Zaman içinde masallara ait unsurlarla da beslenen bu anlatmalardan, 5 numaralı efsaneye göre yaşlı bir nene vahşi hayvanlar tarafından sürekli hakarete uğrar. Yalnız kalmamak maksadıyla gelini ve damadını yanına alan kadın, bir süre sonra yalnız kalınca ve yiyecek bir şeyi olmayınca insan eti yemeye başlar. Ayrıca anlatıda kadının evini bugünkü Çataksuyu Çayı kenarına taşıdığı da belirtilmiştir. Anlatılan bir diğer efsanede insan etiyle beslenen bir kadın, oğluna Karşıyaka Köyü’nden bir gelin alır. Oğlunun bu şekilde beslenip beslenmediği hususunda belirsiz olan anlatıya göre, gelin, kaynanasının insan eti kesip pişirdiğini görür. Torununu da yemek üzere isteyen kaynana, bu sebeple gelinin kaçmasına ve insan yiyenlerin duyulmasına sebep olur (KK-11). 6 numaralı efsane bu minvalde daha gerçekçi bir içerikle, söz konusu insanların göç ettirildiğini ve bu olayların yüzyıl önce yaşandığını içerir.

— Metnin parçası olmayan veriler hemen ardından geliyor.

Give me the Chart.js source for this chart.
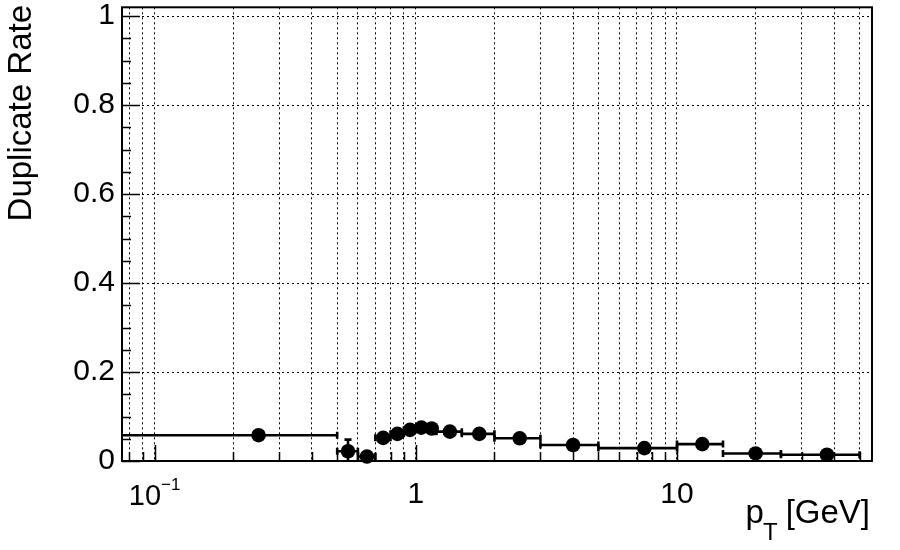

Bahçıvan Mahallesi’nde yaşadığı rivayet edilen insan yiyenlerle ilgili bir başka anlatım ise diğerlerinden farklı olarak söz konusu insanların görünüşüyle ilgili ilginç bilgiler içerir. Tıpkı olağanüstü varlıklarda olduğu gibi, bazı insan yiyenlerin de ayaklarının ters olduğu ve yüzlerinin insan

yüzüne benzemediği belirtilir.[1]Adını vermek istemeyen ve yörenin uğursuzluk getirdiğine inanan K12’nin anlatımında, insan yiyen tek kişidir ve yaşlı bir kadındır. Kocasını, oğlunu, gelinini ve torununu yiyen kadın, bir süre sonra yaşadığı köydeki iki çocuğu da kaçırıp yer. En sonunda yeni doğmuş bir bebeği tandır evinde pişirirken yakalanır ve insanlar bu olaydan sonra yöreden göç etmeye başlarlar. Kaynak kişinin verdiği bilgiler doğrultusunda (bk. 9. anlatı) yörenin fiziki yapısı ile nüfus dağılımı mukayese edildiğinde elde edilen bulgular dikkat çekicidir. Nitekim İnsan Yiyenlerin yaşadığı söylenen bölge, çevre köylere ve mahallelere göre


  1. Bilindiği gibi bu durum, başta Türkiye sahasında olmak üzere Türk dünyasında da cinlere izafe edilir (Polat, 2020).